Through the year I was consistently reading feedback that I have an issue with grammar. Sentence structure is bad. This is fine but pointing out that it’s bad, and not expanding on that problem is not helpful. I don’t want to sound like I’m complaining, and no I’m not blaming anyone for my problem. But really? Anyone would get frustrated at a problem being constantly pointed at and no explanation given as to how, or why it’s a problem. I did ask a tutor if he could explain it, and he said he wouldn’t be able to help me unless I pointed it out. So, I asked him if he could recommend a text that I could read to help me. Nope. I then searched for friends who might be able to help me. Although they said the examples of text I gave them made them say I was fine… I started reading a book by David Crystal, Rediscover Grammar. This was also unhelpful as David Crystal focuses on the spoken language rather than written. So… Nothing right now was helping.

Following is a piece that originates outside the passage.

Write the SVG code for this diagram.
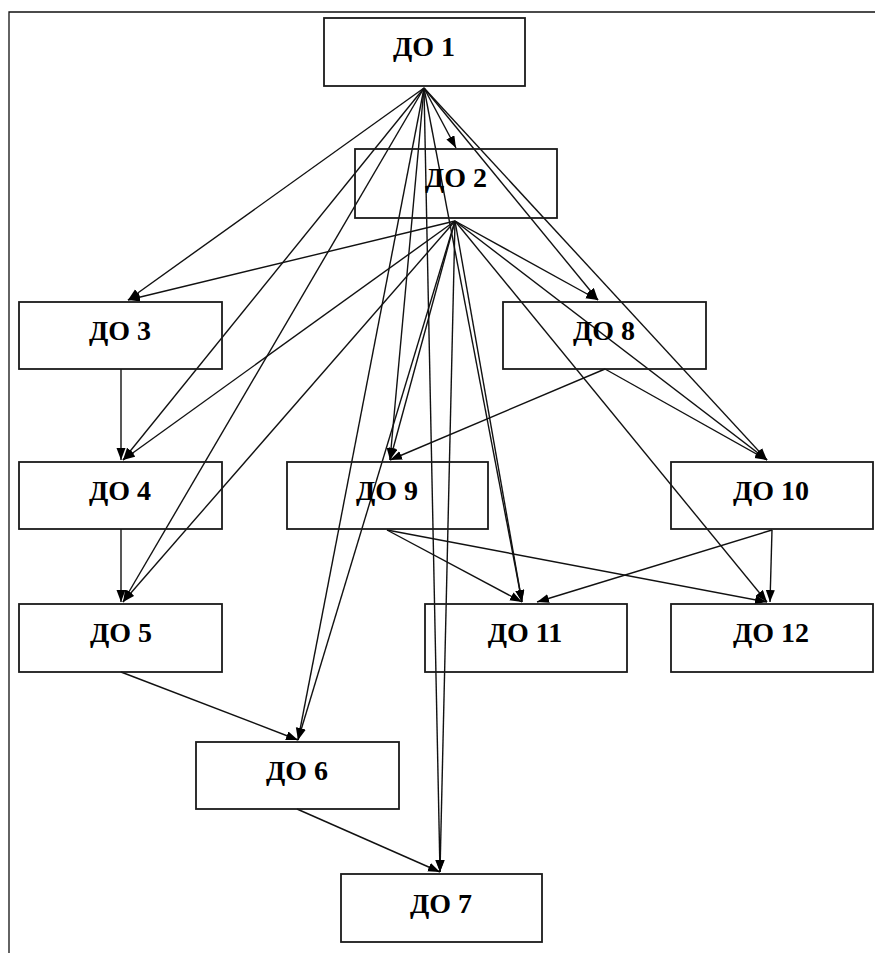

I didn’t do too badly in the end of the year, so it was a problem I could ignore for a bit.
Second year went on the same as the first. However, there was one tutor who was willing to help me. He sat me down and discussed the feedback I had received on some of my assessments during the beginning of second year. He also noticed my other struggles as well which he talked through with me.
This ended up being the opposite of my personal tutor who always seemed unsure of what to say to me. I would bring up difficulties within a certain module with one of my tutors and I would be advised to just have one to ones with those tutors.
Another issue I had with this year was when I established my misunderstanding of something. One tutor found appropriate to feedback – you do understand it, you do know what’s happening – once again, that is frustrating, not helpful.
This year just literally went down hill from anywhere the down hill falling occurred. I lost confidence in the tutors after they began to panic about my grades. The same problems that I had had for the three years was only now beginning to show up on their – shit they haven’t improved – radar.
I probably should have cared more, I probably should have joined on to that panic wagon and tried harder. It’s not like I didn’t try don’t get me wrong, I just discovered due to events at home that university is not the be all and end all. If I want to continue writing I will. If I have anywhere that could improve hopefully there will be someone out there to help me.
This isn’t a post to say “it’s a bad university”. It is more a post that from my experiences I want to say “university probably just wasn’t for me”. I had considered a masters but I am definitely not smart enough for that. Plus the tutors probably wouldn’t allow me on the course. It was an experience worth trying, but I only discovered that I should probably try other methods for learning.
Now that it’s over I have every intention of learning Japanese and calligraphy along side my writing, pole, and poochies.
I’ll have more frequent posts from now on.